I moved to Leander because I believe in its present and its future. A present that includes a peaceful commute to my job on the train while pushing e-mails over WiFi. A present that includes soccer games and special events with my kids at Q2 stadium. A future that includes date nights at the Domain and downtown. A future that includes friends, family, and visitors from around the world stepping off an airplane and onto a train that takes them to a beautiful Crystal Lagoon at Leander Springs.

Do you believe in Leander’s present and in its future? Do you want to believe? I think you do. Let yourself believe. Let yourself imagine. Let yourself dream. It’s all within our grasp!

We should not re-write the future of Leander based on a ridership study conducted in the middle of the pandemic when people are not going to the office. We have all seen growth. We know what Leander can become. Be patient! That growth will naturally bring in more than enough revenue to pay for itself.

To illustrate, my neighbors in Deerbrook will each be paying $20,000 to $40,000 for a special assessment as part of a Public Improvement District. That’s over $10 million dollars in our neighborhood alone that we new residents are paying for improvements that the city of Leander won’t have to worry about. The money is there.

We should stop worrying about sharing one percent sales tax with CapMetro. It’s a drop in the bucket compared to all the money and taxes that will be pouring in as more neighborhoods and commercial developments come online. Should we scrap the rail line we’ve invested in for years and pay an estimated $42 million exit fee primarily because of excessive costs per passenger during the midst of a pandemic, a time when people are staying home?

It is disappointing and irresponsible that the City Council chose to put this up for a public vote on such a rushed, biased survey centered on a single, narrow, metric. Wasn’t this voted on before? Why another vote now? What has changed?

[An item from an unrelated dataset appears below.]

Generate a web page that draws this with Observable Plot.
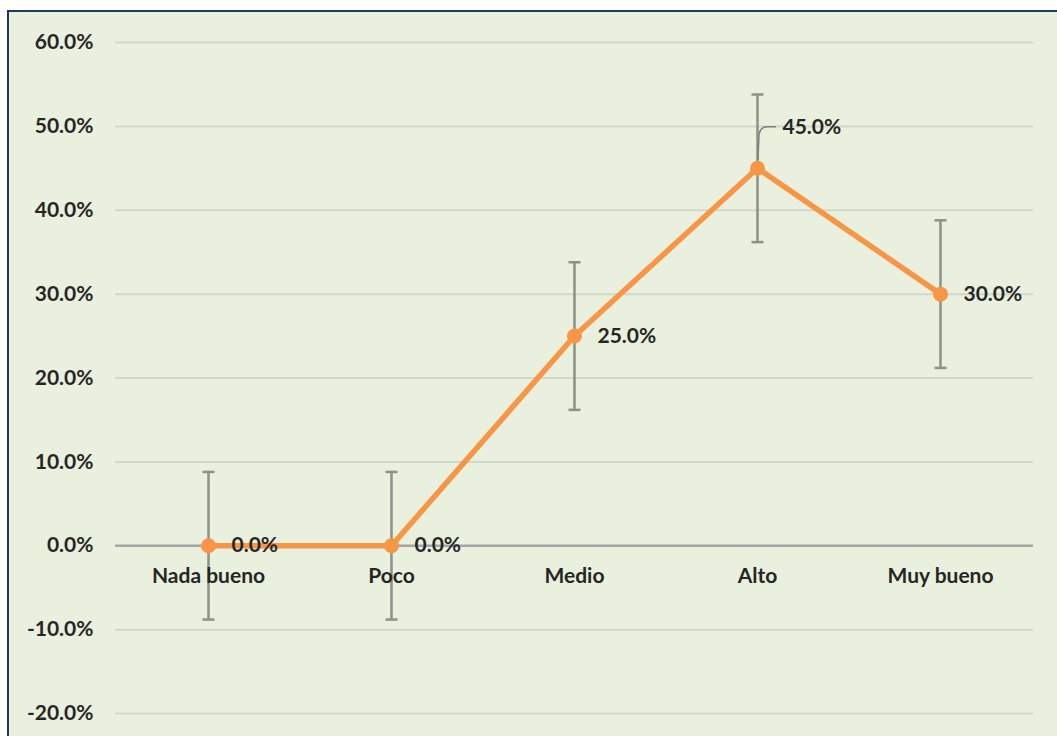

Low ridership during a global catastrophe?

Tell me, what other public services are held to similar scrutiny (cost of maintaining a “free” on-street parking space, cost per police call, cost per fire dept response, etc.)? Should we assess the costs these of services during the pandemic and put them up for a public vote?

We need the train and public transportation to sustain and accommodate Leander’s growth in the present and well into the future. If you get rid of the relationship with CapMetro and by extension, the train, don’t complain when traffic continues to pile up around San Gabriel and Hero Way. You know it will. And you won’t have a viable alternative.

I believe in Leander. In its past. In its present. In its future. Do you?